The Speaker Project
Introducing The Speaker Project
By Emma Petasis
June 1, 2018 | Blog
In a suspenseful and uncertain election year, here’s one thing that’s certain: The U.S. House will elect a new speaker in January 2019.
That provides a generational opportunity for citizens to demand changes to outdated and archaic House rules that often make the consideration and passage of bipartisan legislation impossible. In the coming months, a relatively small group of House members could band together to demand significant rules changes as a condition of supporting any speaker nominee. It’s a battle they could take right to the House floor when the speaker vote happens next year.
This is precisely what happened almost 100 years ago, when a group of Progressive Republicans held up a speaker election for nine ballots in 1923 to force rules changes.
A messy floor fight in January 2019 certainly isn’t the preferred option. But it may be necessary if prospective House leaders refuse change.

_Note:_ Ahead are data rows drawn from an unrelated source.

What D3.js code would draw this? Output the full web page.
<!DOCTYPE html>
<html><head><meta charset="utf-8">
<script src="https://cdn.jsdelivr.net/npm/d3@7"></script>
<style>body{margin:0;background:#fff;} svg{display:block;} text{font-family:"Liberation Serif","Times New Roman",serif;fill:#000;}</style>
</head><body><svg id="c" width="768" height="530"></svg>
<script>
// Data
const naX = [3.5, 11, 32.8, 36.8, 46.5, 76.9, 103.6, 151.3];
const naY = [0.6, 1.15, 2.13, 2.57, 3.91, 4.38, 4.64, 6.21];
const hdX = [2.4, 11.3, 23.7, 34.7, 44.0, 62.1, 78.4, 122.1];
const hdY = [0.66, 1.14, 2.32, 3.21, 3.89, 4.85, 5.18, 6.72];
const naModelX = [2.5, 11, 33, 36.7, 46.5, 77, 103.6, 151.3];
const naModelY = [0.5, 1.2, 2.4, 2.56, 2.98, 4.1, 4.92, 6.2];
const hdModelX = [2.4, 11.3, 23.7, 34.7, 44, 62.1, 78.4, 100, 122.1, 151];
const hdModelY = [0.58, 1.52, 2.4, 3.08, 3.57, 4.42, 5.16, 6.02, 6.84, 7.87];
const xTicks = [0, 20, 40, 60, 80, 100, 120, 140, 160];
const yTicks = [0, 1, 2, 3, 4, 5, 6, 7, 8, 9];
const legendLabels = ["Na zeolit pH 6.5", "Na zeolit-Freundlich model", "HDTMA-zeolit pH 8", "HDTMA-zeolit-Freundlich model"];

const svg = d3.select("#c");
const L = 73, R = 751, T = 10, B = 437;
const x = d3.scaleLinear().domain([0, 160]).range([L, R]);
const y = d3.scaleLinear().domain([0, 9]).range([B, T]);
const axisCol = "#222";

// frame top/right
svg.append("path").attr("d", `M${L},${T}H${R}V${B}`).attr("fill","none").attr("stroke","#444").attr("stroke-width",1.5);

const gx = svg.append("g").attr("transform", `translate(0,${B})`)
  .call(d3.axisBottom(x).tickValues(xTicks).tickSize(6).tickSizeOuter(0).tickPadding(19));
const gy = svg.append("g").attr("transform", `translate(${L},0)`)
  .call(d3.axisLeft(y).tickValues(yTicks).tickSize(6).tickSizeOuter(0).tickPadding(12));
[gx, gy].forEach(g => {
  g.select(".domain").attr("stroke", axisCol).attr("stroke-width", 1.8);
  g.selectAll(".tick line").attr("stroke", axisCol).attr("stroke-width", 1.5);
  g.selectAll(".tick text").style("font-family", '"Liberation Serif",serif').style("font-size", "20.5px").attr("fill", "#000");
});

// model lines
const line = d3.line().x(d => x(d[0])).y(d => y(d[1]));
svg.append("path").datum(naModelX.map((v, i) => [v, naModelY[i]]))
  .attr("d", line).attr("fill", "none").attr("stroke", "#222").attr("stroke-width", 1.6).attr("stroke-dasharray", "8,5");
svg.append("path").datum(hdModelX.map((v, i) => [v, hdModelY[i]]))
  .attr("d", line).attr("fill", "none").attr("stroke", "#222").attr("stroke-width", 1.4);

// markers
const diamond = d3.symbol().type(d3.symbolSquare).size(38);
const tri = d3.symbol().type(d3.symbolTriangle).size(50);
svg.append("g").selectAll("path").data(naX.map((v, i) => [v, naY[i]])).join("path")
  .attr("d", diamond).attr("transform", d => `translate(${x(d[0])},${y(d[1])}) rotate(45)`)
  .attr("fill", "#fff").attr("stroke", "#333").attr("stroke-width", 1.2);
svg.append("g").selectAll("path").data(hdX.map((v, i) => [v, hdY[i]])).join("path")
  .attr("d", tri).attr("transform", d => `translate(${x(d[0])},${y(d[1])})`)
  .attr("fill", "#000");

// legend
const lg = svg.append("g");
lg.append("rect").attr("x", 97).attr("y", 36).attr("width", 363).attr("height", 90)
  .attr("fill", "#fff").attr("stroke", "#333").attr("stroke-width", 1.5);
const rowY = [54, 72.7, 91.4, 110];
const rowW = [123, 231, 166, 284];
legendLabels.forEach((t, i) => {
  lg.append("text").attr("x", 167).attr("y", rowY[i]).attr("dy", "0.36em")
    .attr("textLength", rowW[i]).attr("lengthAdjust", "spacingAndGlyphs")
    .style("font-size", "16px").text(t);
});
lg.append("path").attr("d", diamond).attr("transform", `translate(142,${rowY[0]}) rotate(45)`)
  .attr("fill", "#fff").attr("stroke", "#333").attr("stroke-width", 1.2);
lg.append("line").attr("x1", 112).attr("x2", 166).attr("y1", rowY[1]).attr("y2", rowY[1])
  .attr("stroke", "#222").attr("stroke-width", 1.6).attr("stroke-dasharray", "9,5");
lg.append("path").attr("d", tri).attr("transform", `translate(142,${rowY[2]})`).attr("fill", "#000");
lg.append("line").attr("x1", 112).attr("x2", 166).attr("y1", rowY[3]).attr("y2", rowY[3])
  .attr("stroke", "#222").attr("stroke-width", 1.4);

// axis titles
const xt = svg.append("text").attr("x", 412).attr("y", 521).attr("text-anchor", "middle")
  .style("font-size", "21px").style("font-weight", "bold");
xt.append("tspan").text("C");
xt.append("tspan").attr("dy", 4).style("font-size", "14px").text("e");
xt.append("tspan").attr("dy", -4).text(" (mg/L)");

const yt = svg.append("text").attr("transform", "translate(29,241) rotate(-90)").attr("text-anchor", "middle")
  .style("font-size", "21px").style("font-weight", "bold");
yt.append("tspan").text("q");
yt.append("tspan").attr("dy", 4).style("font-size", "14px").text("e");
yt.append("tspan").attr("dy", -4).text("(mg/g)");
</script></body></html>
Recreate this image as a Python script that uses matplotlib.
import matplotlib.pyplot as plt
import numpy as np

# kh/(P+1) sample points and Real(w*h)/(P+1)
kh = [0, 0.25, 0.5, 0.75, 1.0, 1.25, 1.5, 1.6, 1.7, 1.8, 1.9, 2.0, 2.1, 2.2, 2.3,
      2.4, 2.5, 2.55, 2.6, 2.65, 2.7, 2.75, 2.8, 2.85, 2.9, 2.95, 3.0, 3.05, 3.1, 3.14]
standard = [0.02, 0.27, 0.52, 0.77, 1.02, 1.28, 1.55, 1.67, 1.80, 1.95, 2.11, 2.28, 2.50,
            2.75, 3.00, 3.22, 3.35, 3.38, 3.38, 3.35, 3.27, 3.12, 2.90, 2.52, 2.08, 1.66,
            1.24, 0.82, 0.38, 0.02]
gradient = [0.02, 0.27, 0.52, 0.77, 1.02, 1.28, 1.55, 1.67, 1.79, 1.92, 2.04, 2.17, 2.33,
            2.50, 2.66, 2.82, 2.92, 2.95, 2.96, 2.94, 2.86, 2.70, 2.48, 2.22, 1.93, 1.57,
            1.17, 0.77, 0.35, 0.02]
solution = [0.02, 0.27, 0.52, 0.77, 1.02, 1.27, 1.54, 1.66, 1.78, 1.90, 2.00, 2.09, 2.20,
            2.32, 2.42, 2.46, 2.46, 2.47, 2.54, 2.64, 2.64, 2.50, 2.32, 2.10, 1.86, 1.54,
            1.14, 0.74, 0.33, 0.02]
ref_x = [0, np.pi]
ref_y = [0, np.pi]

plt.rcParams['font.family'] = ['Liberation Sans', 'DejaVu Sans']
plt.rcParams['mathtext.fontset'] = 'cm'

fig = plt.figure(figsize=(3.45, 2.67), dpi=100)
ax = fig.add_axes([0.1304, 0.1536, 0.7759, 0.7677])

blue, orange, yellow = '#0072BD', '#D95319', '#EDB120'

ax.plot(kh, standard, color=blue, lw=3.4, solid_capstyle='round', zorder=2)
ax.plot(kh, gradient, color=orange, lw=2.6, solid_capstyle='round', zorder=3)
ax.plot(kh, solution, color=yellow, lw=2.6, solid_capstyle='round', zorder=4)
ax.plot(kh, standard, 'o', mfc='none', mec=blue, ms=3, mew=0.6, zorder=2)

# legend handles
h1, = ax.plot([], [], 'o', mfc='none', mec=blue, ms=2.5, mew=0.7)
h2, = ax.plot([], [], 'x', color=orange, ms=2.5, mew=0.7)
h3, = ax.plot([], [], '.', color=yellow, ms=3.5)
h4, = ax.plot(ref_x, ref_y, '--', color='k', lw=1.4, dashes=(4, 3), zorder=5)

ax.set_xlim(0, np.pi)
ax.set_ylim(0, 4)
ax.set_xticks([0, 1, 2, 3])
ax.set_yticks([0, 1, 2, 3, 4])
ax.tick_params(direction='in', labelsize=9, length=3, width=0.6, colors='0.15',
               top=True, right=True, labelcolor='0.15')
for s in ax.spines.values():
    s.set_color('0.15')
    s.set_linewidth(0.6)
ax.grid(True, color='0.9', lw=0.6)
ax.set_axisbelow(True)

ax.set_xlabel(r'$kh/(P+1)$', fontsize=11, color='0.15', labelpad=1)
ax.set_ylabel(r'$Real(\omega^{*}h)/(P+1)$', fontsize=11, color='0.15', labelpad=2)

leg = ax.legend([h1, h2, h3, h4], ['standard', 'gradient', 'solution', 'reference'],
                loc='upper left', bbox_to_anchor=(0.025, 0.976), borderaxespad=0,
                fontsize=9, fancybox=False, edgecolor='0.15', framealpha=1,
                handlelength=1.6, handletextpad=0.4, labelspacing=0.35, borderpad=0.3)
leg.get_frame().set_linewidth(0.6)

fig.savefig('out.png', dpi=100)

The Speaker Project is much more than a well-intended list of reform ideas. It is the beginning of a grassroots campaign that will continue through January 2019. No Labels is mobilizing citizens to make their vote for any House candidate contingent on that candidate’s support for a speaker nominee who will commit to real rules changes that provide an opening for bipartisan ideas and legislation.
No Labels certainly doesn’t expect every, or even most, ideas in The Speaker Project to be implemented in the next Congress. But substantive reform of some kind should be non-negotiable for any American who cares about reversing this dysfunction in Washington.

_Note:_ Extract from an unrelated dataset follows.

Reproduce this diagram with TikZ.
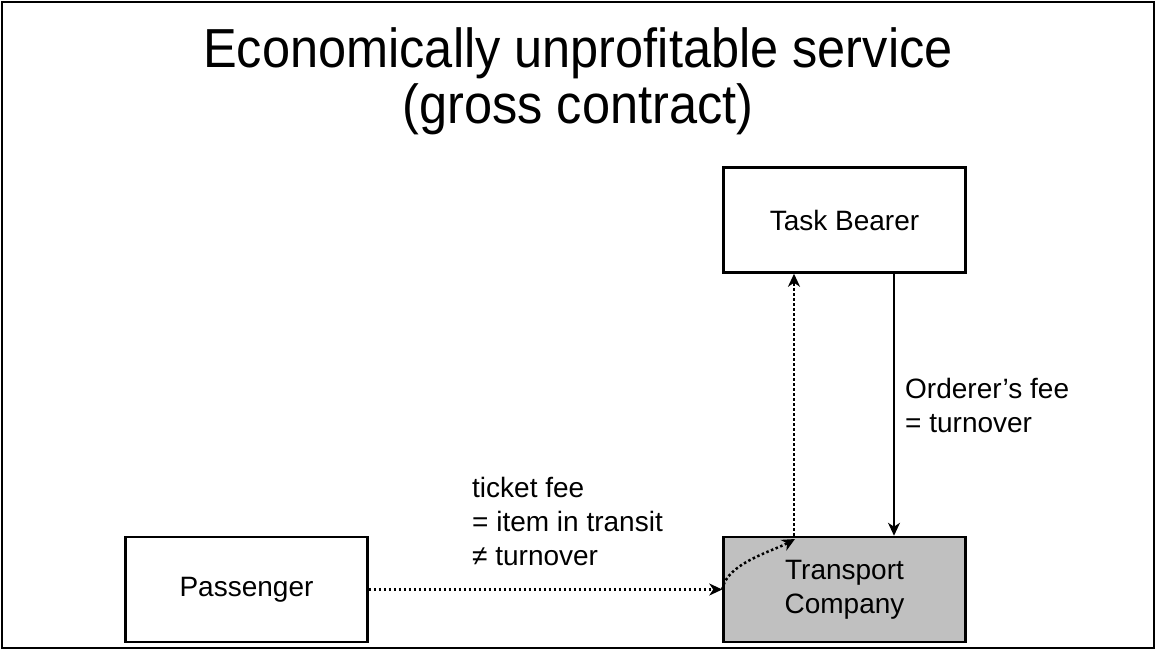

At first glance, electing a new speaker and changing House rules may not seem like an issue that compels people to want to march in the streets.
But it should.
Many critical issues people care about: deficits and entitlements, crime and criminal justice, immigration and border security, our schools, our infrastructure—whatever it is, won’t be fixed until we change these rules.
The Speaker Project campaign won’t be easy and the members of Congress who support it may do so at significant political risk. These rule changes are a major threat to the entrenched interests who like the status quo just fine. But there is no other choice.